Date of Award

2005

Document Type

Thesis

Publisher

Edith Cowan University

Degree Name

Bachelor of Communications Honours

School

School of Communications and Media Studies

Faculty

Faculty of Education and Arts

Abstract

Recently there has been a significant shift in the way that Aboriginal people are being represented in Australian cinema. Some would argue that the social and political movements that have occurred since the 1960s through until today have had a significant effect and in turn have produced a third wave of Australian cinema. Concurrently with this process, there have been a number of Indigenous politicians, academics and filmmakers who have actively been striving to gain better resources and opportunities for Indigenous filmmakers to be able to tell their stories. A combination of these two projects has seen a shift in the representation of Aboriginal people: from representations produced by non-Aboriginal filmmakers, to representations that are developed and controlled by Aboriginal people and filmmakers. This thesis argues that through self-representation and input by Aboriginal people within films about Aboriginal people, narratives have shifted to place Aboriginal people and experiences at the centre of these stories.
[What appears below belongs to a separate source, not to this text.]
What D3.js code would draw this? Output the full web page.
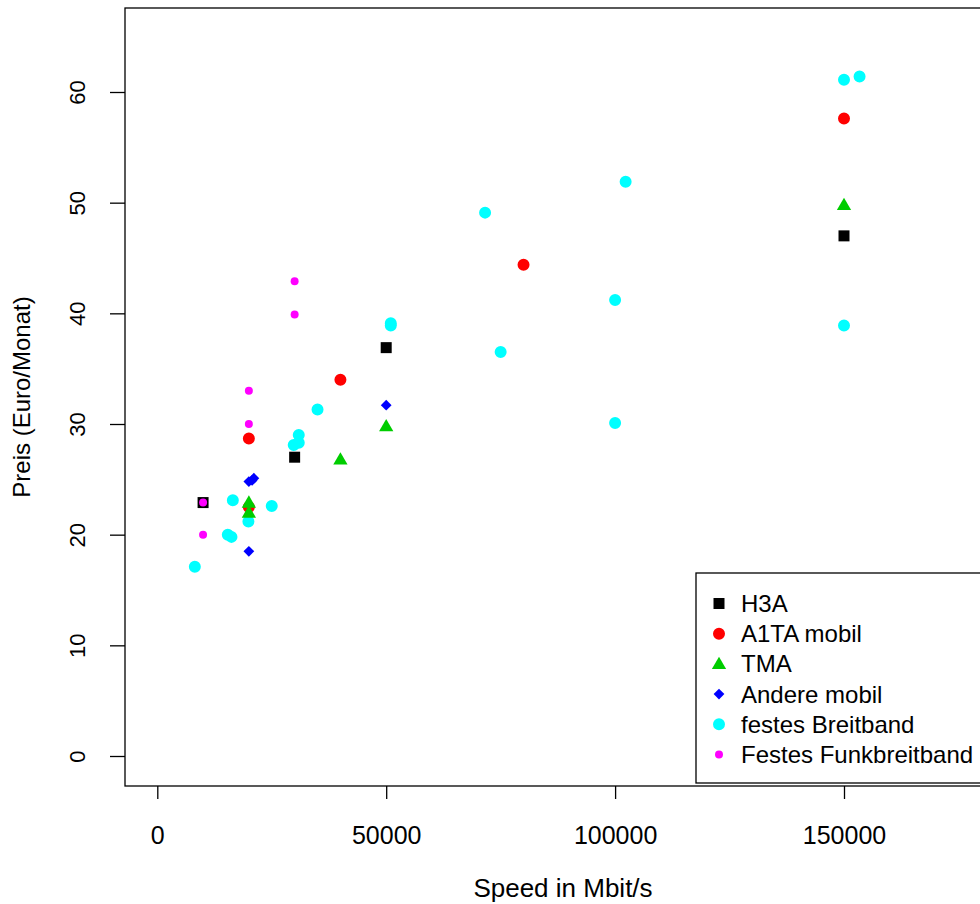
<!DOCTYPE html>
<html>
<head>
<meta charset="utf-8">
<script src="https://cdn.jsdelivr.net/npm/d3@7"></script>
<style>
  html, body { margin: 0; padding: 0; background: #fff; }
  svg { display: block; }
  text { font-family: "Liberation Sans", Arial, sans-serif; fill: #000; }
</style>
</head>
<body>
<svg id="chart" width="980" height="904"></svg>
<script>
// ---- data ----
const seriesNames = ["H3A", "A1TA mobil", "TMA", "Andere mobil", "festes Breitband", "Festes Funkbreitband"];

const h3aX = [10000, 30000, 50000, 150000];
const h3aY = [22.9, 27.0, 36.9, 47.0];

const a1taX = [20000, 20000, 40000, 80000, 150000];
const a1taY = [28.7, 22.5, 34.0, 44.4, 57.6];

const tmaX = [20000, 20000, 40000, 50000, 150000];
const tmaY = [22.9, 22.0, 26.8, 29.8, 49.8];

const andereX = [20000, 20700, 21100, 20000, 50000];
const andereY = [24.8, 24.9, 25.1, 18.5, 31.7];

const festesX = [8200, 16500, 15400, 16200, 19900, 25000, 29800, 30900, 30900, 35000, 51000, 51000, 71600, 102300, 75000, 100000, 100000, 150000, 150000, 153400];
const festesY = [17.1, 23.1, 20.0, 19.8, 21.2, 22.6, 28.1, 29.0, 28.3, 31.3, 39.1, 38.9, 49.1, 51.9, 36.5, 41.2, 30.1, 38.9, 61.1, 61.4];

const funkX = [10000, 10000, 20000, 20000, 30000, 30000];
const funkY = [22.9, 20.0, 33.0, 30.0, 42.9, 39.9];

const xTicks = [0, 50000, 100000, 150000];
const yTicks = [0, 10, 20, 30, 40, 50, 60];

// ---- setup ----
const svg = d3.select("#chart");
const x = d3.scaleLinear().domain([0, 150000]).range([157.3, 844]);
const y = d3.scaleLinear().domain([0, 60]).range([756, 92]);

const plotLeft = 125, plotTop = 8, plotBottom = 786, plotRight = 1200;

const shapes = {
  square: d3.symbol().type(d3.symbolSquare).size(121),
  circle: d3.symbol().type(d3.symbolCircle).size(113),
  triangle: d3.symbol().type(d3.symbolTriangle).size(88),
  diamond: d3.symbol().type(d3.symbolSquare).size(58),
  cyan: d3.symbol().type(d3.symbolCircle).size(113),
  small: d3.symbol().type(d3.symbolCircle).size(50)
};

const series = [
  { name: "festes Breitband", xs: festesX, ys: festesY, color: "#00FFFF", shape: "cyan", rot: 0, dy: 0 },
  { name: "H3A", xs: h3aX, ys: h3aY, color: "#000000", shape: "square", rot: 0, dy: 0 },
  { name: "A1TA mobil", xs: a1taX, ys: a1taY, color: "#FF0000", shape: "circle", rot: 0, dy: 0 },
  { name: "TMA", xs: tmaX, ys: tmaY, color: "#00CD00", shape: "triangle", rot: 0, dy: 1 },
  { name: "Andere mobil", xs: andereX, ys: andereY, color: "#0000FF", shape: "diamond", rot: 45, dy: 0 },
  { name: "Festes Funkbreitband", xs: funkX, ys: funkY, color: "#FF00FF", shape: "small", rot: 0, dy: 0 }
];

// ---- axes ----
const xAxis = d3.axisBottom(x).tickValues(xTicks).tickSize(13).tickPadding(27).tickFormat(d3.format("d"));
const gx = svg.append("g").attr("transform", `translate(0,${plotBottom})`).call(xAxis);
gx.select(".domain").remove();
gx.selectAll(".tick line").attr("stroke", "#000").attr("stroke-width", 1.3);
gx.selectAll(".tick text").attr("font-size", 25).attr("font-family", "Liberation Sans, Arial, sans-serif");

const yAxis = d3.axisLeft(y).tickValues(yTicks).tickSize(15).tickFormat(d3.format("d"));
const gy = svg.append("g").attr("transform", `translate(${plotLeft},0)`).call(yAxis);
gy.select(".domain").remove();
gy.selectAll(".tick line").attr("stroke", "#000").attr("stroke-width", 1.3);
gy.selectAll(".tick text")
  .attr("font-size", 22)
  .attr("font-family", "Liberation Sans, Arial, sans-serif")
  .attr("x", 0).attr("dy", null)
  .attr("text-anchor", "middle")
  .attr("dominant-baseline", "central")
  .attr("transform", "translate(-48,0) rotate(-90)");

// axis titles
svg.append("text").attr("x", 563).attr("y", 888)
  .attr("text-anchor", "middle").attr("dominant-baseline", "central")
  .attr("font-size", 26).text("Speed in Mbit/s");
svg.append("text").attr("transform", "translate(21,397) rotate(-90)")
  .attr("text-anchor", "middle").attr("dominant-baseline", "central")
  .attr("font-size", 24).text("Preis (Euro/Monat)");

// ---- points ----
series.forEach(s => {
  svg.append("g").selectAll("path")
    .data(s.xs.map((xv, i) => [xv, s.ys[i]]))
    .join("path")
    .attr("d", shapes[s.shape])
    .attr("transform", d => `translate(${x(d[0])},${y(d[1]) + s.dy}) rotate(${s.rot})`)
    .attr("fill", s.color);
});

// ---- plot box ----
svg.append("rect")
  .attr("x", plotLeft).attr("y", plotTop)
  .attr("width", plotRight - plotLeft).attr("height", plotBottom - plotTop)
  .attr("fill", "none").attr("stroke", "#000").attr("stroke-width", 1.3);

// ---- legend ----
const legendOrder = ["H3A", "A1TA mobil", "TMA", "Andere mobil", "festes Breitband", "Festes Funkbreitband"];
const lg = svg.append("g");
lg.append("rect").attr("x", 696).attr("y", 573).attr("width", 400).attr("height", 210)
  .attr("fill", "#fff").attr("stroke", "#000").attr("stroke-width", 1.3);
const legendRows = d3.scaleLinear().domain([0, 5]).range([603.5, 754.5]);
legendOrder.forEach((name, i) => {
  const s = series.find(t => t.name === name);
  lg.append("path").attr("d", shapes[s.shape])
    .attr("transform", `translate(719,${legendRows(i) + s.dy}) rotate(${s.rot})`)
    .attr("fill", s.color);
  lg.append("text").attr("x", 741).attr("y", legendRows(i))
    .attr("dominant-baseline", "central").attr("font-size", 24).text(name);
});
</script>
</body>
</html>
This shift is examined in terms of an anti-colonialist approach. This approach is one which tells Indigenous stories and reasserts the centrality of the Aboriginal experience, and is opposed to colonial and post-colonial approaches. Although anti-colonialism does not have a wide literature base, this thesis has used the work of Professor Marcia Langton and Linda Tuhiwai Smith to explore and develop further this concept. The concept of anti-colonialism has been applied to a number of Indigenous films that have been released for Australian cinema, and which have shown evidence of a discursive shift in discourses surrounding Aboriginality. I have also endeavoured to show that self-representation is vitally important to developing an anti-colonialist approach towards Aboriginality which reasserts the centrality of the Aboriginal experience. To explore the concept of anti-colonialism, this thesis examines and compares films from 1971 (Walkabout- Nicolas Roeg) to 2005 (The Proposition- John Hillcoat). The thesis explores the concepts of colonialism and post-colonialism in an effort to place the earlier films within context of their times. These films are broken down into two categories. The first category examines a selection of films starring the Indigenous actor, David Gulpilil. The second category examines three films directed by Aboriginal filmmakers- Rachel Perkins and Ivan Sen.